Debra White raised her hand. “The piano,” she said.

“You still play?” Lilly asked her.

When White said she did not play much anymore, Lilly encouraged her to pick it back up again. 

“You’d be surprised at what you can do if you play for a few minutes a day. Just try a little tune, a little improvisation of your own,” Lilly said.

After Lilly showed a video about the origins and history of jazz, a discussion followed about where and when people could go to hear jazz. Not much was available in San Diego, it was agreed.

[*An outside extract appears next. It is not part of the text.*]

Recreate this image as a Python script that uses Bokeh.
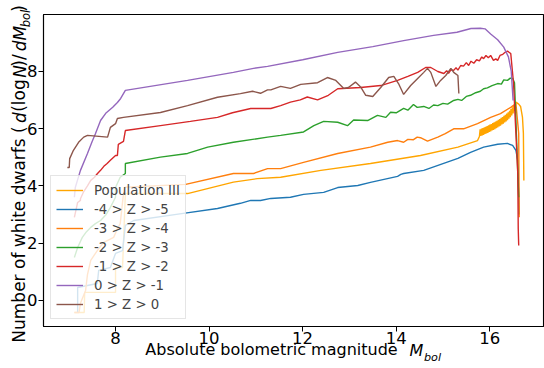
from bokeh.plotting import figure
from bokeh.models import (Range1d, Legend, LegendItem, SingleIntervalTicker, FixedTicker,
                          LinearAxis)
from bokeh.embed import file_html
from bokeh.resources import INLINE

# ---------------- data ----------------
series_labels = ["Population III", "-4 > Z > -5", "-3 > Z > -4", "-2 > Z > -3",
                 "-1 > Z > -2", "0 > Z > -1", "1 > Z > 0"]
series_colors = ["#ffa500", "#1f77b4", "#ff7f0e", "#2ca02c", "#d62728", "#9467bd", "#8c564b"]

pop3_x = [7.12, 7.33, 7.34, 8.00, 8.00, 8.15, 8.21, 9.54, 10.52, 11.03, 11.53, 12.39, 13.45,
          14.52, 15.32, 15.74,
          15.780, 15.795, 15.810, 15.825, 15.840, 15.855, 15.870, 15.885, 15.900, 15.915,
          15.930, 15.945, 15.960, 15.975, 15.990, 16.005, 16.020, 16.035, 16.050, 16.065,
          16.080, 16.095, 16.110, 16.125, 16.140, 16.155, 16.170, 16.185, 16.200, 16.215,
          16.230, 16.245, 16.260, 16.275, 16.290, 16.305, 16.320, 16.335, 16.350, 16.365,
          16.380, 16.395, 16.410, 16.425, 16.440, 16.455, 16.470, 16.485, 16.500, 16.515,
          16.530,
          16.56, 16.62, 16.66, 16.70, 16.72, 16.73]
pop3_y = [-0.42, -0.42, 0.28, 0.28, 1.15, 1.15, 3.73, 3.73, 4.13, 4.25, 4.30, 4.54, 4.78,
          5.06, 5.35, 5.58,
          5.72, 5.97, 5.74, 6.00, 5.76, 6.02, 5.78, 6.04, 5.81, 6.06,
          5.83, 6.09, 5.85, 6.11, 5.88, 6.14, 5.90, 6.16, 5.93, 6.19,
          5.95, 6.22, 5.98, 6.24, 6.01, 6.27, 6.04, 6.30, 6.07, 6.33,
          6.10, 6.37, 6.14, 6.40, 6.17, 6.44, 6.21, 6.48, 6.25, 6.52,
          6.29, 6.57, 6.34, 6.62, 6.40, 6.68, 6.46, 6.74, 6.53, 6.82,
          6.62,
          6.92, 6.85, 6.77, 6.40, 5.83, 4.19]

z45_x = [7.19, 7.19, 7.61, 7.64, 7.89, 8.00, 8.15, 8.21, 8.39, 9.45, 10.18, 10.67, 10.89, 11.10,
         11.32, 11.74, 12.02, 12.45, 12.75, 13.18, 13.45, 14.03, 14.10, 14.16, 14.59, 15.32,
         15.59, 15.87, 16.17, 16.38, 16.49, 16.56, 16.60, 16.63]
z45_y = [-0.42, 0.45, 0.59, 1.05, 1.15, 1.64, 1.74, 2.62, 2.79, 3.04, 3.21, 3.39, 3.49, 3.49,
         3.56, 3.60, 3.70, 3.77, 3.94, 4.01, 4.12, 4.33, 4.40, 4.43, 4.54, 4.96,
         5.17, 5.35, 5.45, 5.48, 5.41, 5.24, 4.89, 3.00]

z34_x = [7.12, 7.22, 7.25, 7.36, 7.40, 7.47, 7.61, 7.74, 7.96, 8.04, 8.10, 8.17, 8.20, 9.50,
         10.52, 10.95, 11.25, 11.53, 12.02, 12.75, 13.45, 13.82, 14.03, 14.16, 14.25, 14.37,
         14.45, 14.52, 14.67, 14.89, 15.05, 15.23, 15.44, 15.74, 16.02, 16.23, 16.45, 16.56,
         16.62, 16.63]
z34_y = [-0.42, -0.42, -0.10, 0.35, 0.90, 1.40, 1.74, 2.02, 2.20, 2.50, 2.68, 3.73, 3.95, 4.05,
         4.43, 4.43, 4.60, 4.60, 4.82, 5.13, 5.35, 5.52, 5.58, 5.52, 5.62, 5.61,
         5.70, 5.68, 5.56, 5.70, 5.82, 5.99, 5.99, 6.17, 6.39, 6.52, 6.74, 6.87,
         5.83, 2.90]

z23_x = [7.12, 7.19, 7.29, 7.38, 7.47, 7.57, 7.68, 7.80, 7.89, 8.00, 8.00, 8.10, 8.21, 8.21,
         8.96, 9.54, 9.97, 10.52, 11.25, 11.53, 12.02, 12.24, 12.45, 12.75, 12.96, 13.09, 13.39,
         13.60, 13.78, 13.88, 14.00, 14.16, 14.25, 14.37, 14.45, 14.59, 14.70, 14.80, 14.89,
         15.00, 15.10, 15.23, 15.32, 15.40, 15.50, 15.59, 15.70, 15.80, 15.87, 15.95, 16.05,
         16.17, 16.25, 16.30, 16.38, 16.44, 16.49, 16.53, 16.56, 16.62]
z23_y = [1.50, 1.85, 2.20, 2.40, 2.55, 2.68, 2.79, 3.00, 3.25, 3.60, 3.94, 4.30, 4.43, 4.78,
         5.00, 5.13, 5.35, 5.52, 5.70, 5.76, 5.88, 6.10, 6.25, 6.22, 6.10, 6.30, 6.28,
         6.46, 6.39, 6.57, 6.55, 6.70, 6.64, 6.84, 6.74, 6.77, 6.70, 6.82, 6.80,
         6.88, 6.85, 6.98, 7.02, 6.98, 7.12, 7.16, 7.25, 7.30, 7.39, 7.42, 7.50,
         7.57, 7.55, 7.70, 7.68, 7.76, 7.75, 7.60, 6.28, 3.60]

z12_x = [7.12, 7.19, 7.25, 7.25, 7.32, 7.40, 7.47, 7.55, 7.61, 7.68, 7.75, 7.82, 7.89, 8.00,
         8.04, 8.06, 8.17, 8.21, 8.96, 9.60, 10.18, 10.50, 10.89, 11.32, 11.53, 11.74, 11.95,
         12.10, 12.32, 12.55, 12.75, 13.24, 13.67, 14.03, 14.25, 14.46, 14.63, 14.74, 14.89,
         15.02, 15.08, 15.12, 15.17, 15.23, 15.28, 15.32, 15.38, 15.44, 15.50, 15.55, 15.60,
         15.66, 15.72, 15.78, 15.83, 15.87, 15.92, 15.97, 16.02, 16.08, 16.13, 16.17, 16.22,
         16.28, 16.33, 16.38, 16.45, 16.51, 16.56, 16.60, 16.61, 16.62]
z12_y = [2.90, 3.42, 3.49, 3.55, 3.80, 4.00, 4.19, 4.30, 4.42, 4.54, 4.68, 4.78, 4.89, 5.06,
         5.06, 5.45, 5.55, 5.93, 6.10, 6.25, 6.39, 6.55, 6.70, 6.70, 6.80, 6.92, 7.00,
         7.10, 7.00, 7.16, 7.39, 7.43, 7.50, 7.68, 7.82, 7.96, 8.13, 8.13, 7.99,
         7.92, 8.02, 7.93, 8.05, 8.03, 8.12, 8.04, 8.20, 8.18, 8.30, 8.20, 8.35,
         8.28, 8.40, 8.36, 8.50, 8.44, 8.55, 8.47, 8.55, 8.38, 8.43, 8.38, 8.55,
         8.59, 8.66, 8.70, 8.62, 7.57, 5.83, 4.43, 2.50, 1.92]

z01_x = [7.12, 7.14, 7.25, 7.40, 7.50, 7.57, 7.68, 7.79, 7.94, 8.04, 8.11, 8.21, 9.54, 10.52,
         10.95, 11.25, 12.00, 12.75, 13.50, 14.16, 14.80, 15.30, 15.60, 15.80, 15.90, 16.02,
         16.17, 16.30, 16.40, 16.46, 16.50]
z01_y = [3.60, 3.94, 4.54, 5.13, 5.55, 5.82, 6.28, 6.53, 6.74, 6.91, 7.05, 7.33, 7.68, 7.96,
         8.10, 8.17, 8.40, 8.66, 8.86, 9.07, 9.25, 9.36, 9.49, 9.50, 9.48, 9.30,
         9.10, 8.84, 8.50, 8.00, 6.98]

z10_x = [6.97, 7.01, 7.02, 7.10, 7.21, 7.32, 7.40, 7.83, 7.89, 8.00, 8.04, 8.17, 8.96, 9.54,
         10.18, 10.67, 10.93, 11.10, 11.25, 11.32, 11.53, 11.74, 11.96, 12.32, 12.53, 12.71,
         12.88, 12.98, 13.13, 13.24, 13.35, 13.50, 13.67, 13.84, 13.95, 14.05, 14.16, 14.31,
         14.46, 14.59, 14.67, 14.74, 14.85, 14.95, 15.06, 15.17, 15.23, 15.32, 15.34]
z10_y = [4.64, 4.64, 4.95, 5.24, 5.52, 5.70, 5.76, 5.70, 6.04, 6.17, 6.35, 6.39, 6.56, 6.80,
         7.09, 7.22, 7.30, 7.23, 7.35, 7.35, 7.47, 7.40, 7.54, 7.60, 7.78, 7.68,
         7.40, 7.43, 7.62, 7.45, 7.16, 7.12, 7.43, 7.78, 7.82, 7.57, 7.19, 7.50,
         7.75, 7.96, 8.10, 7.96, 7.47, 7.68, 7.85, 8.10, 7.96, 7.85, 7.22]

series_x = [pop3_x, z45_x, z34_x, z23_x, z12_x, z01_x, z10_x]
series_y = [pop3_y, z45_y, z34_y, z23_y, z12_y, z01_y, z10_y]

x_ticks_interval = 2
y_ticks_interval = 2

# ---------------- layout ----------------
W, H = 544, 368
FL, FR, FT, FB = 43, 543, 14, 326          # frame edges in px
X0, X1 = 6.46, 17.15
Y0, Y1 = -0.91, 9.98
FONT = "DejaVu Sans"

p = figure(width=W, height=H, output_backend="svg", toolbar_location=None,
           x_range=Range1d(X0, X1), y_range=Range1d(Y0, Y1),
           min_border_left=FL, min_border_right=W - FR, min_border_top=FT,
           min_border_bottom=H - FB)
# pixel-like helper ranges used only to position the axis-title pieces
p.extra_x_ranges = {"px": Range1d(0, FR - FL)}
p.extra_y_ranges = {"py": Range1d(0, FB - FT)}
p.grid.visible = False
p.outline_line_color = "black"
p.outline_line_width = 1.1
p.background_fill_color = "white"
p.border_fill_color = "white"

for ax in (p.xaxis[0], p.yaxis[0]):
    ax.axis_line_color = "black"
    ax.axis_line_width = 1.1
    ax.major_tick_line_color = "black"
    ax.major_tick_in = 0
    ax.major_tick_out = 5
    ax.minor_tick_line_color = None
    ax.major_label_text_font = FONT
    ax.major_label_text_font_size = "16.5px"
    ax.major_label_text_color = "black"
p.xaxis.ticker = SingleIntervalTicker(interval=x_ticks_interval)
p.yaxis.ticker = SingleIntervalTicker(interval=y_ticks_interval)
p.xaxis.major_label_standoff = 0
p.yaxis.major_label_standoff = 1

items = []
for lab, col, xs, ys in zip(series_labels, series_colors, series_x, series_y):
    r = p.line(xs, ys, line_color=col, line_width=1.4)
    items.append(LegendItem(label=lab, renderers=[r]))

legend = Legend(items=items, location=(7, 7), margin=0, padding=5, spacing=1,
                label_height=18, glyph_height=18, glyph_width=27, label_standoff=11,
                label_text_font=FONT, label_text_font_size="13.3px",
                border_line_color="#cccccc", border_line_width=1,
                background_fill_color="white", background_fill_alpha=0.8)
p.add_layout(legend)


def title_axis(side, centers, texts, size, style, standoff):
    """A stacked axis without line/ticks whose tick labels form pieces of an axis title."""
    if side == "below":
        ticks = [int(round(c - FL)) for c in centers]
        ax = LinearAxis(x_range_name="px")
    else:
        ticks = [int(round(FB - c)) for c in centers]
        ax = LinearAxis(y_range_name="py", major_label_orientation="vertical")
    ax.ticker = FixedTicker(ticks=ticks)
    ax.major_label_overrides = {t: s for t, s in zip(ticks, texts)}
    ax.axis_line_color = None
    ax.major_tick_line_color = None
    ax.minor_tick_line_color = None
    ax.major_tick_in = 0
    ax.major_tick_out = 0
    ax.minor_tick_in = 0
    ax.minor_tick_out = 0
    ax.major_label_standoff = standoff
    ax.major_label_text_font = FONT
    ax.major_label_text_font_size = size
    ax.major_label_text_font_style = style
    ax.major_label_text_color = "black"
    p.add_layout(ax, side)


# x axis title: "Absolute bolometric magnitude M_bol"
title_axis("below", [271], ["Absolute bolometric magnitude"], "16px", "normal", -7)
title_axis("below", [416], ["M"], "16px", "italic", -21)
title_axis("below", [432], ["bol"], "11.2px", "italic", -12)

# y axis title: "Number of white dwarfs (d(log N)/dM_bol)" (centers along the axis, px)
NB = "\u00a0"
title_axis("left", [18], ["bol"], "11.5px", "italic", -8)
title_axis("left", [234, 95, 60, 16],
           ["Number of white dwarfs (", "(log", ")/", NB * 3 + ")"], "17px", "normal", -13)
title_axis("left", [117, 71, 38], ["d", "N", "dM"], "17px", "italic", -24)

open("out.html", "w").write(file_html(p, INLINE))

However, Croce’s in Banker’s Hill, Humphrey’s on Shelter Island and Rebecca’s Café in South Park are some good venues for occasional jazz. Closer to home, people can hear jazz on Friday evenings at the Rook Bar in La Mesa.

“Jazz is not just about swing. It would be great for people to understand how jazz evolved from swing to jazz to cool jazz to bee pop and now even hip hop. Jazz is more than all that combined. 

“We obviously need to build up a community of jazz in San Diego. One way to do that is to teach people what jazz really is. A lot of people still don’t know,” Lilly said.

Devon White in the audience agreed. “Knowledge is power,” she said.

With an MA in Special Education and another in Interdisciplinary Studies, Lilly has the know-how to talk and play jazz to people of all ages, introducing them to the greats such as Benny Goodman, Duke Ellington and Billy Holiday. She formed Jazz in the Afternoons in the spring of 2013. Lisa Washington and Thomasine Okey work alongside Lilly at the educational sessions. 

“Jazz is alive,” Washington read in her original poem called “Reawakening.”

There will be several more talks by Lilly at the La Mesa Library in the next months. Topics to be covered will include the origins and history of jazz, the jazz greats, women in jazz, subgenres of jazz and the fundamentals of jazz and education. Lilly will also teach about how to introduce jazz to the younger generations. Check the schedule at www.sdcl.org.

“In San Diego, we just get an appetizer for jazz. I want to help make it a main course,” she said.